Every year, at Eid-al-Azha, millions of animals are sacrificed by those who can afford to do so. The purpose is to feed the poor, who in the seventh century were probably 99 percent of the population. In Pakistan, there are people who pay up to a million rupees for a cow (sometimes even more). Does this really help the poor? Or is it meant to prove that they are better off than their relatives and neighbors?


The expensive animals brought to the cities may belong to crooks who indulge in stealing the animals, or buying them cheap from poor people (some years ago, in villages near the Indian border, you could buy a cow for as little as a thousand rupees). These animals are then fed for a few days with weight enhancing foods and drugs like steroids. Gullible people like some of my relatives pay an average of half a million each for cows and camels and a similar amount for goats.

The sacrificial meat is then distributed among their neighbors, relatives and a few poor people, most of whom consume meat throughout the year.

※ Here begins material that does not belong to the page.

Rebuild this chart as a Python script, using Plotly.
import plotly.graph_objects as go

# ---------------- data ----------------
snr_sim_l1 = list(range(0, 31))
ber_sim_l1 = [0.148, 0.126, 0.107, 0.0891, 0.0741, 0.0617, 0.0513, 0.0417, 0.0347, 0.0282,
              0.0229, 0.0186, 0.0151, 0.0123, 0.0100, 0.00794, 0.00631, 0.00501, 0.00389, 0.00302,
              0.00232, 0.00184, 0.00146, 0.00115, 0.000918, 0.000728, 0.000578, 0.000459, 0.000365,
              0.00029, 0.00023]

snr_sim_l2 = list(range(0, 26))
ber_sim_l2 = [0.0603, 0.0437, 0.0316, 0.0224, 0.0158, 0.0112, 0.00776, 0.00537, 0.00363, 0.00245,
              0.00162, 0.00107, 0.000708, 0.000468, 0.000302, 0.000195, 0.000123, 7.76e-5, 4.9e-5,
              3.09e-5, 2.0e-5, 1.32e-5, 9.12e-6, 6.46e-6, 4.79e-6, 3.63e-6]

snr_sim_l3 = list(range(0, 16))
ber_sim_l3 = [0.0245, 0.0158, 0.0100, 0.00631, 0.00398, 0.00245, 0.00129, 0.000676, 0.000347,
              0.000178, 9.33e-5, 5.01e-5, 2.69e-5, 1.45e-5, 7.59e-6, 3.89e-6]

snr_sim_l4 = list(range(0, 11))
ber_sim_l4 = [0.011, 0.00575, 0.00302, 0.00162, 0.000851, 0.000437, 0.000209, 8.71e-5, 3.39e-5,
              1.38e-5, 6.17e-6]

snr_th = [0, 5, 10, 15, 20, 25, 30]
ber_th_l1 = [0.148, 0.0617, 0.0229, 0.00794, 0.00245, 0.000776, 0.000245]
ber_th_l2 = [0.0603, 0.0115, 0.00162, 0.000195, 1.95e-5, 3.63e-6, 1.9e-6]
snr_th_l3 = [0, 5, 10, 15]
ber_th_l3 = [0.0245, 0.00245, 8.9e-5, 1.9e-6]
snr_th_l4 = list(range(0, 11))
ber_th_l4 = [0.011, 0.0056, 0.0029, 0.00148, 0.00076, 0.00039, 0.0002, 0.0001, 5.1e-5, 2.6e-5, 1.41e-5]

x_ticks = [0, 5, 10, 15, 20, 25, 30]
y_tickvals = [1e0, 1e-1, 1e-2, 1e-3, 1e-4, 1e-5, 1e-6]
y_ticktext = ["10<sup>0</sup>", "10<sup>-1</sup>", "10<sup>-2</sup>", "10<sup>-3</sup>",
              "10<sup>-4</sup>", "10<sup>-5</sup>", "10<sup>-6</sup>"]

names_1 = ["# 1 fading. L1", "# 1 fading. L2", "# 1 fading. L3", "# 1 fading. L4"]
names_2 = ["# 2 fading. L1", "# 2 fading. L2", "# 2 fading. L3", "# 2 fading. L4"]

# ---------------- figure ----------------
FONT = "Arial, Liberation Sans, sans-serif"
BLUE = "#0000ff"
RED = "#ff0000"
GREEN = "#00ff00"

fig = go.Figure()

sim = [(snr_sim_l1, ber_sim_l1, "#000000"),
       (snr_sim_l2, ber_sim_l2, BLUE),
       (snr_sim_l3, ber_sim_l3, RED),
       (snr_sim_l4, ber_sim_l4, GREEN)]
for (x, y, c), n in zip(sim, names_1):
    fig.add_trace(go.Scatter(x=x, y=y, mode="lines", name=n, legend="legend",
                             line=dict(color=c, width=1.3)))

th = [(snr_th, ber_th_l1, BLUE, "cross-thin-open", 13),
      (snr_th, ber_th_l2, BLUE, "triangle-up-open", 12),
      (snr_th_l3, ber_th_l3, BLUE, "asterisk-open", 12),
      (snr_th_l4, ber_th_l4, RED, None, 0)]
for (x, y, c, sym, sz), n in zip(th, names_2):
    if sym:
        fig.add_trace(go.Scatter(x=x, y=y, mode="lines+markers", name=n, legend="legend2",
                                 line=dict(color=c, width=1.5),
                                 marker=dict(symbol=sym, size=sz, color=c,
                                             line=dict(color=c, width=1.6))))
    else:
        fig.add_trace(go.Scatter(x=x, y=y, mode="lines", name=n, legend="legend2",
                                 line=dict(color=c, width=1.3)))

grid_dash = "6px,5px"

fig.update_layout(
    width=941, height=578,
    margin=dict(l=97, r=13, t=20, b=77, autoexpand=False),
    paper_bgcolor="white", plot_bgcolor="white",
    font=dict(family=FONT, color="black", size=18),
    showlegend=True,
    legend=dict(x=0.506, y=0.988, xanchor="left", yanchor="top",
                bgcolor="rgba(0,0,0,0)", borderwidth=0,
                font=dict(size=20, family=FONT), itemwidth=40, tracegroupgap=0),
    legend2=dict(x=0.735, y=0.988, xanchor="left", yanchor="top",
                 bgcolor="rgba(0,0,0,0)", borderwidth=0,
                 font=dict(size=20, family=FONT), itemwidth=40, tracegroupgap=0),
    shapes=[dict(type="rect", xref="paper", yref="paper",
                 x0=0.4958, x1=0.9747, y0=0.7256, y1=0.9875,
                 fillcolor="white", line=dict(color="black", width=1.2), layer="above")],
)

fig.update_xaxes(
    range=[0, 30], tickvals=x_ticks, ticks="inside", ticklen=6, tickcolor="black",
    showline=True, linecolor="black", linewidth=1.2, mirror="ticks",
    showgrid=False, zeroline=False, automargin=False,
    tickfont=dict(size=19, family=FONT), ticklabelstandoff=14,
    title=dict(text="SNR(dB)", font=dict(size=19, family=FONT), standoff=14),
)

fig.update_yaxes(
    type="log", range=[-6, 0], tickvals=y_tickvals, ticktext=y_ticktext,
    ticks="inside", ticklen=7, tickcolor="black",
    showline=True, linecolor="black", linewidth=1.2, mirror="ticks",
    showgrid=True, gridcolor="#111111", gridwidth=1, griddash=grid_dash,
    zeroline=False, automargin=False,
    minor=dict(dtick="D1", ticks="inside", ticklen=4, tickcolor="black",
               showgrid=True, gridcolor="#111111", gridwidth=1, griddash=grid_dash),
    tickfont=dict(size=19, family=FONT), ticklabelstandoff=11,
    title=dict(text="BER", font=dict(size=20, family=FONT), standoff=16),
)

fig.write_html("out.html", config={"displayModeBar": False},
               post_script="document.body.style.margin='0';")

So the real purpose of sacrifice is not served.

More than thirty years back, I used to take sacrificial meat every year to my former salt works and distribute it among the poor people in the village nearby. These people used to subsist mainly on small fish that they caught in the salt pans (which they fried in water, as they were too poor to buy cooking oil). On some holy days, we would provide lunch to them and poor folk from the locality would feed on rice and meat. Those were the few times in the year that they could partake of rice and animal meat. At least in this way the meat was given to those who really needed it.

Nowadays, we give away most of the meat to charitable organizations and some of it to the servants. And we buy the goats not for half a million, but for about forty thousand each.